Crawford was told it was a 3.5 magnitude.
“It was a 3.5? Is that big? Well, next time we need to be coached what to do in case of an earthquake.”
Northeast of Snyder, a 3.5-magnitude earthquake hit at 3:55 p.m. Tuesday.
The shaking actually began around 7:30 a.m. Tuesday, with a 2.7 magnitude quake.
All the quakes have been minor, and no major injuries or damage has been reported, except for some cracked walls.
North Texas has had more than 30 minor earthquakes since 2013, and some of the strongest were in November and December 2013.
In 2013, North Texas also had three 3.6-magnitude quakes: Dec. 8 north of Azle, Nov. 28 north of Mineral Wells and Nov. 19 northwest of Azle.

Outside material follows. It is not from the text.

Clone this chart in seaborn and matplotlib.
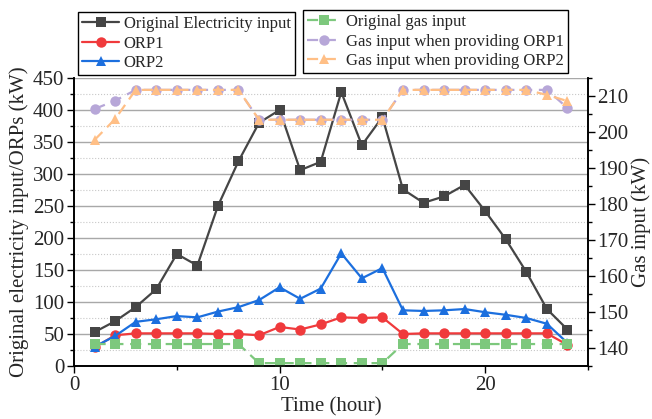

Researchers from the Southern Methodist University seismology program were to begin installing another seismograph in Irving on Monday to help explain the increase in quakes. The Irving area already had two seismographs.
SMU seismology professor Brian Stump will be among experts scheduled to brief the Irving City Council on Jan. 15.
The SMU scientists have about 20 seismic monitors collecting data focusing on a 5- to 6-mile stretch near Azle and Reno.
Staff writers Drew Davison and Domingo Ramirez Jr. contributed to this report, which includes material from the Star-Telegram archives.
3.1 magnitude, 12:59 a.m. Wednesday, 2 miles north-northeast of Irving.
2.7 magnitude, 10:12 p.m., 2 miles northeast of Irving.
2.4 magnitude, 10:05 p.m., 2 miles north-northeast of Irving.
1.7 magnitude, 9:52 p.m., 4 miles northeast of Irving.
2.7 magnitude, 8:12 p.m., 2 miles northeast of Irving.
2.9 magnitude, 8:11 p.m,. 3 miles east-northeast of Irving.
3.6 magnitude, 6:52 p.m., 4 miles east-northeast of Irving.
3.5 magnitude, 3:10 p.m., 3 miles east-northeast of Irving.
2.3 magnitude, 7:37 a.m., 2 miles northeast of Irving.